Entre dependência e desprezo

Beethoven e Goethe encontram a família imperial em 1812

Beethoven e Goethe encontram a família imperial em 1812

Durante toda a vida, o músico alemão esteve dividido entre servir e desprezar a nobreza, entre o anseio pela revolução e a resignação. Sua atitude perante os poderosos foi sempre ambivalente. Entre esperança na nobreza e desilusão em relação a ela, oscilou todo o trajeto da vida de Beethoven.

Nascido em 1770, filho de um tenor da corte do príncipe eleitor, o menino-prodígio já era exibido à aristocracia aos 8 anos de idade. Aos 19, protestava pela primeira vez: o piano da corte era ruim, impossível tocar nele, afirmava. Era o ano da Revolução Francesa.

Porém a vida de um instrumentista e compositor era, na época, subordinada à corte e à Igreja.
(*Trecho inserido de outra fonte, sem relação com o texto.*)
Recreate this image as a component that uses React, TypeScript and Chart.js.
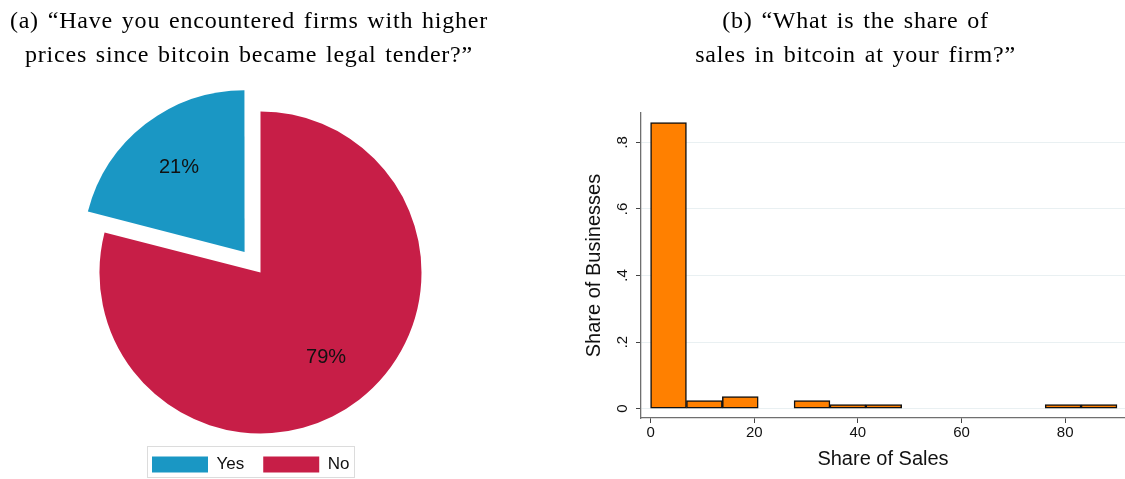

A convite do veterano Joseph Haydn, o jovem vai estudar em Viena. E resolve permanecer na cidade imperial, embora o príncipe eleitor de Bonn jamais o haja liberado oficialmente dos serviços de sua corte.

E Beethoven se tornou o queridinho da nobreza vienense. Graças a ela, foi um dos primeiros músicos verdadeiramente autônomos, independentes de postos na corte ou eclesiásticos. O Barão van Swieten, os príncipes Liechnowsky, Lobkowitz e Kinsky lhe pagavam respeitáveis benefícios anuais e pensões vitalícias. Beethoven foi ainda professor de piano do arquiduque Rudolf, para quem escreveu o Concerto triplo em dó maior opus 56, para violino, violoncelo, piano e orquestra.

Em torno de Napoleão

Embora quase exclusivamente financiado pelos nobres, Beethoven era extremamente desrespeitoso com eles. Considerando-se um cidadão livre, tachava seus mecenas de “ralé aristocrática” e os tratava de forma coerente com essa opinião.

Em Viena, era notório o entusiasmo do compositor pelas idéias liberais e pelo inimigo público número um, Napoleão. E no entanto, Beethoven escapou à censura e à polícia secreta austríaca. Em liberdade quase absoluta, até mesmo compôs em 1803 uma homenagem sinfônica a Napoleão: a Sinfonia nº 3, opus 55 (Heróica).

Montagem de 'Fidelio' na Ópera de Leipzig, 2005

Montagem de 'Fidelio' na Ópera de Leipzig, 2005

Apesar de fanático pela liberdade, o músico estava longe de ser um observador arguto da situação política. A virada de Napoleão, de herói revolucionário para absolutista, o consternou. Ao saber que o general francês se fizera coroar imperador, Beethoven rasgou a homenagem original da Heróica e dedicou a sinfonia a seu mecenas príncipe Lobkowitz, um nome representativo do Ancien Régime.

No ápice da fase antinapoleônica, o compositor escreveu em 1813 uma peça de guerra. Com A vitória de Wellington ou a Batalha de Vitoria, Beethoven se torna de um só golpe popular também entre a burguesia vienense. O elaborado espetáculo bélico-musical descreve em sons a derrota das tropas francesas pelo marechal inglês Arthur Wellesley, duque de Wellington, na cidade de Vitoria, no norte espanhol. Era o início da derrocada de Napoleão.

Fidelio

“Nada além de tambores, canhões, miséria humana de toda sorte”, exclamou Beethoven por ocasião da investida militar contra Viena, em 1809. Ele era um pacifista decidido, como fica claro em sua representação sonora de batalhas.

O músico reagiu ao Congresso de Viena de 1815, que definiria a nova ordem política na Europa, com a monumental cantata Der glorreiche Augenblick (O glorioso momento). Para ele, tudo o que contava era a vitória sobre Napoleão, o rebaixamento da França e a esperança na segurança e na liberdade reconquistadas.

Já em 1805, Beethoven denunciara a tirania e a ditadura em sua única ópera, Fidelio(de início intitulada Leonore). Entre os alvos desta crítica, estavam sem dúvida os invasores franceses de Viena.

Ode à Alegria

Frontispício da partitura da 'Nona sinfonia'

Frontispício da partitura da 'Nona sinfonia'

Desde a ditadura napoleônica, Beethoven não mais acreditava que rebelião corajosa e revoluções pudessem reverter hierarquias e depor tiranias. Quase todas as suas obras foram dedicadas a patronos nobres, quem quer que fossem.

Durante a vida inteira, ele serviu aos poderosos, vendendo-lhes sua música. E ao mesmo tempo sonhava com a independência em relação a eles. No fim da vida, realizou este sonho na Nona sinfonia, integrando nela a Ode à Alegria de Friedrich Schiller.

Um monumento humanista feito de sons, embora o dedicando da sinfonia seja o rei Frederico 3º da Prússia. Em 1824 a Nona sinfonia é estreada. Três anos mais tarde, morre Ludwig van Beethoven.